- TASK GOAL
Extract all lines containing "chart".

- RECORDED INFORMATION
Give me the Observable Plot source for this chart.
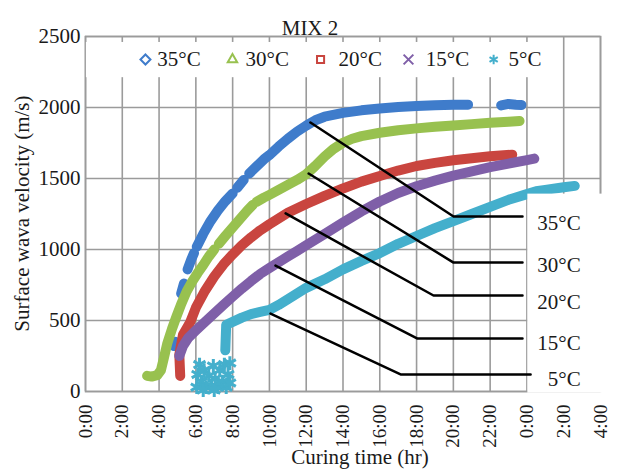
<!DOCTYPE html>
<html><head><meta charset="utf-8">
<script src="https://cdn.jsdelivr.net/npm/d3@7"></script>
<script src="https://cdn.jsdelivr.net/npm/@observablehq/plot@0.6"></script>
<style>html,body{margin:0;padding:0;background:#fff}</style>
</head><body><div id="chart"></div>
<script>
// ---- data (hours since casting, surface wave velocity m/s); null = gap in the recording
const seriesNames = ["35°C", "30°C", "20°C", "15°C", "5°C"];
const seriesColors = ["#3f7ccb", "#98c14f", "#c9453f", "#7f5fa8", "#44afcc"];
const seriesSymbols = ["diamond2", "triangle2", "square2", "times", "asterisk"];

const xTicks = [0, 2, 4, 6, 8, 10, 12, 14, 16, 18, 20, 22, 24, 26, 28];
const xTickLabels = ["0:00", "2:00", "4:00", "6:00", "8:00", "10:00", "12:00", "14:00", "16:00", "18:00", "20:00", "22:00", "0:00", "2:00", "4:00"];
const yTicks = [0, 500, 1000, 1500, 2000, 2500];

const curve35 = [[4.80,320],[4.88,350],null,[5.20,690],[5.35,760],null,[5.55,860],[5.75,930],[5.90,975],null,
  [6.05,1020],[6.4,1110],[6.8,1200],[7.2,1275],[7.6,1340],[8.0,1395],null,[8.25,1435],[8.6,1490],null,
  [8.9,1535],[9.3,1585],[9.7,1635],[10.0,1665],[10.5,1725],[11.0,1780],[11.5,1830],[12.0,1872],[12.5,1910],
  [13.0,1935],[14.0,1962],[15.0,1980],[16.0,1993],[17.0,2003],[18.0,2010],[19.0,2016],[20.0,2020],[20.8,2020],null,
  [22.6,2015],[23.0,2025],[23.4,2020],[23.7,2018]];
const curve30 = [[3.35,110],[3.6,105],[3.9,115],[4.1,150],[4.25,230],[4.45,340],[4.7,440],[4.95,530],[5.2,615],
  [5.5,705],[5.8,775],[6.1,835],[6.4,890],[6.7,950],[7.0,1000],null,[7.25,1040],[7.6,1095],[8.0,1155],[8.4,1215],
  [8.8,1275],[9.1,1315],null,[9.3,1335],[9.7,1365],[10.0,1385],[10.5,1420],[11.0,1455],[11.5,1490],[12.0,1530],
  [12.5,1590],[13.0,1655],[13.5,1710],[14.0,1752],[14.5,1780],[15.0,1798],[16.0,1822],[17.0,1840],[18.0,1853],
  [19.0,1864],[20.0,1874],[21.0,1883],[22.0,1892],[23.0,1900],[23.6,1905]];
const curve20 = [[5.15,110],[5.1,260],[5.3,400],[5.7,490],[6.0,590],[6.5,710],[7.0,810],[7.5,895],[8.0,965],
  [8.5,1030],[9.0,1085],[9.5,1135],[10.0,1178],[10.5,1218],[11.0,1258],[12.0,1320],[13.0,1378],[14.0,1430],
  [15.0,1478],[16.0,1518],[17.0,1556],[18.0,1588],[19.0,1610],[20.0,1628],[21.0,1643],[22.0,1656],[23.2,1668]];
const curve15 = [[5.1,250],[5.3,320],[5.6,380],[6.0,430],[6.5,490],[7.0,550],[7.5,610],[8.0,668],[8.5,725],
  [9.0,778],[9.5,828],[10.0,870],[10.5,910],[11.0,950],[11.5,990],[12.0,1030],[13.0,1110],[14.0,1190],
  [15.0,1268],[16.0,1338],[17.0,1398],[18.0,1445],[19.0,1485],[20.0,1520],[21.0,1550],[22.0,1580],
  [23.0,1605],[24.0,1630],[24.4,1640]];
const curve5 = [[7.6,290],[7.65,470],[8.0,490],[8.5,520],[9.0,545],[9.5,560],[10.0,575],[10.5,610],[11.0,650],
  [11.5,690],[12.0,730],[13.0,790],[14.0,860],[15.0,920],[16.0,975],[17.0,1040],[18.0,1095],[19.0,1150],
  [20.0,1200],[21.0,1250],[22.0,1300],[23.0,1350],[24.0,1390],[24.5,1410],[25.0,1420],[26.0,1438],[26.6,1448]];
const scatter5 = [[6.05,30],[6.1,120],[6.2,190],[6.3,70],[6.45,150],[6.55,30],[6.7,110],[6.85,40],[6.95,180],
  [7.05,90],[7.2,30],[7.3,150],[7.45,70],[7.55,190],[7.65,30],[7.75,120],[7.85,60],[7.85,200],[6.4,10],[7.0,10]];

// ---- annotations (leader lines to the temperature labels)
const leaderLabels = ["35°C", "30°C", "20°C", "15°C", "5°C"];
const leaderStart = [[12.23,1894],[12.13,1535],[10.88,1254],[10.33,887],[10.06,549]];
const leaderCorner = [[20.01,1232],[20.01,908],[18.92,676],[18.05,373],[17.13,120]];
const leaderEndHour = [23.76, 23.76, 23.76, 23.76, 24.2];
const labelValue = [1183, 887, 627, 338, 84];

const curves = [curve35, curve30, curve20, curve15, curve5];
const rows = [];
curves.forEach((c, i) => c.forEach(p => rows.push(p ? {series: seriesNames[i], h: p[0], v: p[1]} : {series: seriesNames[i], h: NaN, v: NaN})));
const scatterRows = scatter5.map(p => ({h: p[0], v: p[1]}));
const leaderRows = [];
leaderLabels.forEach((l, i) => {
  leaderRows.push({label: l, h: leaderStart[i][0], v: leaderStart[i][1]});
  leaderRows.push({label: l, h: leaderCorner[i][0], v: leaderCorner[i][1]});
  leaderRows.push({label: l, h: leaderEndHour[i], v: leaderCorner[i][1]});
});
const labelRows = leaderLabels.map((l, i) => ({label: l, v: labelValue[i]}));

const legendSymbolH = [3.26, 7.99, 12.78, 17.56, 22.19];
const legendTextH = [3.9, 8.7, 13.76, 18.5, 23.0];
const legendRows = seriesNames.map((s, i) => ({s, sym: seriesSymbols[i], c: seriesColors[i], hs: legendSymbolH[i], ht: legendTextH[i]}));

const grid = "#9b9b9b";
const font = "'Liberation Serif', 'Times New Roman', serif";

const chart = Plot.plot({
  width: 623, height: 473,
  marginLeft: 85, marginRight: 23, marginTop: 36, marginBottom: 82,
  x: {domain: [0, 28]},
  y: {domain: [0, 2500]},
  color: {domain: seriesNames, range: seriesColors},
  symbol: {domain: seriesSymbols, range: seriesSymbols},
  style: {fontFamily: font, fontSize: "21px", color: "#1a1a1a", background: "#fff", overflow: "visible"},
  marks: [
    Plot.gridX(xTicks, {stroke: grid, strokeOpacity: 1, strokeWidth: 1.6}),
    Plot.gridY(yTicks, {stroke: grid, strokeOpacity: 1, strokeWidth: 1.6}),
    Plot.frame({stroke: grid, strokeWidth: 1.6}),
    Plot.dot(scatterRows, {x: "h", y: "v", symbol: "asterisk", stroke: seriesColors[4], r: 6.5, strokeWidth: 3}),
    Plot.line(rows, {x: "h", y: "v", z: "series", stroke: "series", strokeWidth: 10, strokeLinecap: "round", strokeLinejoin: "round", curve: "linear"}),
    // legend box and the label box hide the grid beneath them
    Plot.rect([{x1: 0.05, x2: 25.3, y1: 2210, y2: 2458}], {x1: "x1", x2: "x2", y1: "y1", y2: "y2", fill: "white"}),
    Plot.rect([{x1: 24.05, x2: 29.5, y1: -12, y2: 1390}], {x1: "x1", x2: "x2", y1: "y1", y2: "y2", fill: "white"}),
    Plot.line(leaderRows, {x: "h", y: "v", z: "label", stroke: "#000", strokeWidth: 2.5}),
    Plot.text(labelRows, {x: 26.92, y: "v", text: "label", textAnchor: "end", fontSize: 21, fill: "#1a1a1a"}),
    Plot.dot(legendRows, {x: "hs", y: 2338, symbol: "sym", stroke: "c", r: 4.5, strokeWidth: 2}),
    Plot.text(legendRows, {x: "ht", y: 2338, text: "s", textAnchor: "start", fontSize: 21, fill: "#1a1a1a"}),
    Plot.axisX(xTicks, {tickFormat: (d, i) => xTickLabels[i], tickRotate: -90, tickSize: 0, tickPadding: 13, fontSize: 19, label: null}),
    Plot.axisY(yTicks, {tickFormat: d => String(d), tickSize: 0, tickPadding: 5, fontSize: 21, label: null}),
    Plot.text(["MIX 2"], {frameAnchor: "top", dx: -33, dy: -16, fontSize: 21}),
    Plot.text(["Curing time (hr)"], {frameAnchor: "bottom", dx: 17, dy: 72, fontSize: 21}),
    Plot.text(["Surface wava velocity (m/s)"], {x: -3.43, y: 1253, rotate: -90, fontSize: 21, clip: false})
  ]
});
document.getElementById("chart").appendChild(chart);
</script>
</body></html>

- RESPONSE TO THIS EXERCISE
Give me the Observable Plot source for this chart.
</head><body><div id="chart"></div>
const chart = Plot.plot({
document.getElementById("chart").appendChild(chart);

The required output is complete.